(Dataset records)
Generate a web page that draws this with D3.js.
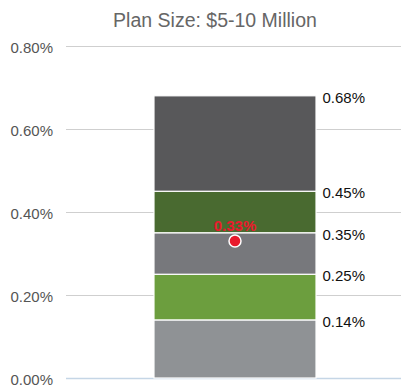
<!DOCTYPE html>
<html>
<head>
<meta charset="utf-8">
<script src="https://cdn.jsdelivr.net/npm/d3@7"></script>
<style>
  body { margin: 0; background: #fff; }
  svg { display: block; font-family: "Liberation Sans", Arial, Helvetica, sans-serif; }
</style>
</head>
<body>
<svg id="chart" width="401" height="387"></svg>
<script>
// Stacked fee ranges for one plan-size bucket (values in percent)
const category = "Plan Size: $5-10 Million";
const boundaries = [0, 0.14, 0.25, 0.35, 0.45, 0.68];
const segmentColors = ["#8f9295", "#6c9e3e", "#77787c", "#496a30", "#58585a"];
const markerValue = 0.33;
const yTicks = [0, 0.2, 0.4, 0.6, 0.8];

const svg = d3.select("#chart");
const W = 401, H = 387;
const margin = { top: 46, right: 0, bottom: 9, left: 66 };
const pct = d => d3.format(".2f")(d) + "%";

const y = d3.scaleLinear().domain([0, 0.8]).range([H - margin.bottom, margin.top]);
const x = d3.scaleBand().domain([category]).range([margin.left, 404]).paddingInner(0).paddingOuter(0.543);

// title
svg.append("text")
  .attr("x", 215).attr("y", 27)
  .attr("text-anchor", "middle")
  .attr("font-size", 19.5)
  .attr("fill", "#666")
  .text(category);

// gridlines + tick labels
const yAxis = d3.axisLeft(y).tickValues(yTicks)
  .tickSize(-(W - margin.left))
  .tickFormat(pct);
const ga = svg.append("g").attr("transform", `translate(${margin.left},0)`).call(yAxis);
ga.select(".domain").remove();
ga.selectAll(".tick line").attr("stroke", "#cfcfcf").attr("stroke-width", 1);
ga.selectAll(".tick text").attr("x", -13).attr("dy", "0.4em").attr("font-size", 15).attr("fill", "#555");
ga.selectAll(".tick").filter(d => d === 0).select("line").attr("stroke", "#c5d6e6").attr("stroke-width", 1.5);

// stacked segments
const segs = d3.range(boundaries.length - 1).map(i => ({ lo: boundaries[i], hi: boundaries[i + 1], color: segmentColors[i] }));
svg.append("g").selectAll("rect").data(segs).join("rect")
  .attr("x", x(category))
  .attr("width", x.bandwidth())
  .attr("y", d => y(d.hi))
  .attr("height", d => y(d.lo) - y(d.hi))
  .attr("fill", d => d.color)
  .attr("stroke", "#fff")
  .attr("stroke-width", 1.2);

// boundary labels
svg.append("g").selectAll("text").data(boundaries.slice(1)).join("text")
  .attr("x", x(category) + x.bandwidth() + 6.5)
  .attr("y", d => y(d) + 7)
  .attr("font-size", 15)
  .attr("fill", "#111")
  .text(pct);

// marker
const cx = x(category) + x.bandwidth() / 2;
svg.append("circle")
  .attr("cx", cx).attr("cy", y(markerValue)).attr("r", 6)
  .attr("fill", "#e8192c").attr("stroke", "#fff").attr("stroke-width", 1.5);
svg.append("text")
  .attr("x", cx).attr("y", y(markerValue) - 10)
  .attr("text-anchor", "middle")
  .attr("font-size", 15)
  .attr("font-weight", "bold")
  .attr("fill", "#e8192c")
  .text(pct(markerValue));
</script>
</body>
</html>
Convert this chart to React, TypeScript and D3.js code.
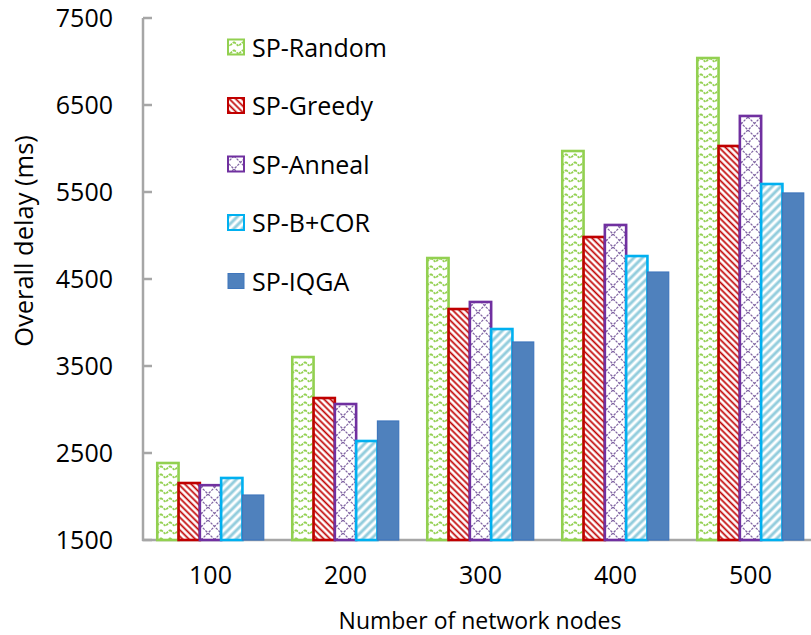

## Exercise objective
Pick out every line above that contains the word "this" and copy it.

## Task answer
Generate a web page that draws this with D3.js.
Convert this chart to React, TypeScript and D3.js code.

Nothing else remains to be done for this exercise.